Belgium’s handling of the case became a reference point for later UAP studies, showing that transparency fosters credibility. Major General De Brouwer’s later career included participation in international conferences advocating for coordinated data collection and scientific analysis of UAPs.
The events also influenced the evolution of the modern UAP movement. When the United States Navy and other agencies began publicly releasing unidentified aerial encounter data in the 21st century, journalists and historians frequently compared those disclosures to Belgium’s approach thirty years earlier.
In popular culture, the triangular craft of the Belgian Wave has become an archetype—the image of a silent, hovering triangle with lights at each point now dominates UFO imagery worldwide.
Even today, researchers revisit radar data using modern software, hoping to extract new insights from digital reconstructions. None have succeeded in identifying the origin of the craft.
The Belgian Wave endures as both an enigma and a benchmark—a case where mass observation, military involvement, and scientific openness intersected to create one of the clearest yet most confounding UFO mysteries of the modern era.
Mystery and Message
The story of the Belgian Wave is more than a record of strange lights in the sky. It is a case study in how humanity responds to the unknown—how witnesses, scientists, and governments confront a phenomenon that defies easy classification.
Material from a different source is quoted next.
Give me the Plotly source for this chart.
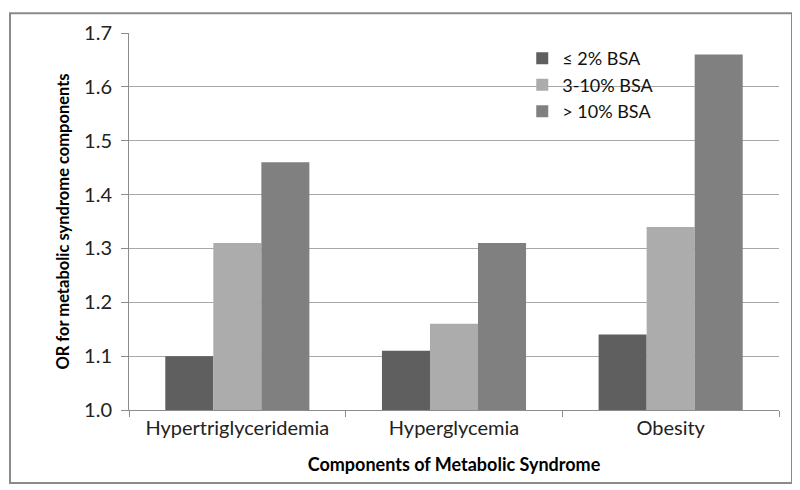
import plotly.graph_objects as go

categories = ["Hypertriglyceridemia", "Hyperglycemia", "Obesity"]
series_names = ["≤ 2% BSA", "3-10% BSA", "> 10% BSA"]
low_bsa = [1.10, 1.11, 1.14]
mid_bsa = [1.31, 1.16, 1.34]
high_bsa = [1.46, 1.31, 1.66]
colors = ["#5f5f5f", "#acacac", "#808080"]
y_ticks = [1.0, 1.1, 1.2, 1.3, 1.4, 1.5, 1.6, 1.7]

fig = go.Figure()
for name, vals, c in zip(series_names, [low_bsa, mid_bsa, high_bsa], colors):
    fig.add_trace(go.Bar(x=categories, y=vals, name=name, marker=dict(color=c, line=dict(width=0))))

# page body has an 8px margin; compensate so the plot area sits at x 129-779, y 30-410
OFF = 8
font_family = "Lato, 'Open Sans', sans-serif"
fig.update_layout(
    width=800 - OFF, height=490 - OFF,
    margin=dict(l=129 - OFF, r=21, t=30 - OFF, b=80),
    plot_bgcolor="white", paper_bgcolor="white",
    barmode="group", bargap=0.335, bargroupgap=0,
    font=dict(family=font_family, color="#000000"),
    legend=dict(x=0.605, y=0.981, xanchor="left", yanchor="top",
                font=dict(size=18, family=font_family, color="#111"), bgcolor="rgba(0,0,0,0)",
                itemwidth=30),
    showlegend=True,
)
fig.update_yaxes(
    range=[1.0, 1.7], tickvals=y_ticks, ticktext=[f"{v:.1f}" for v in y_ticks],
    showgrid=True, gridcolor="#a8a8a8", gridwidth=1,
    showline=True, linecolor="#8c8c8c", linewidth=1,
    ticks="outside", ticklen=7, tickcolor="#8c8c8c", ticklabelstandoff=5,
    tickfont=dict(size=20, color="#222"), zeroline=False,
    title=dict(text="<b>OR for metabolic syndrome components</b>", font=dict(size=16.5), standoff=10),
)
fig.update_xaxes(
    showline=True, linecolor="#8c8c8c", linewidth=1,
    ticks="outside", ticklen=6, tickcolor="#8c8c8c", tickson="boundaries",
    tickfont=dict(size=20, color="#222"),
    title=dict(text="<b>Components of Metabolic Syndrome</b>", font=dict(size=18), standoff=20),
)
fig.add_shape(type="rect", xref="paper", yref="paper",
              x0=(10 - 129) / 650, x1=(792 - 129) / 650,
              y0=(410 - 483.5) / 380, y1=(410 - 10) / 380,
              line=dict(color="#8a8a8a", width=2), layer="below")

fig.write_html("out.html")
Whether the triangular craft were misidentified technology, rare atmospheric effects, or visitors from beyond, the events of 1989–1990 reshaped the conversation around UFOs.
Three decades later, the questions remain as vivid as the lights that once glided silently over Belgium. What flew above Eupen, Liège, and Brussels that winter night? And why did it seem to move with purpose and intelligence?
Perhaps, as the skies continue to surprise us, the Belgian Wave serves as both a mystery and a message: that the search for truth begins not with certainty, but with the courage to keep looking upward.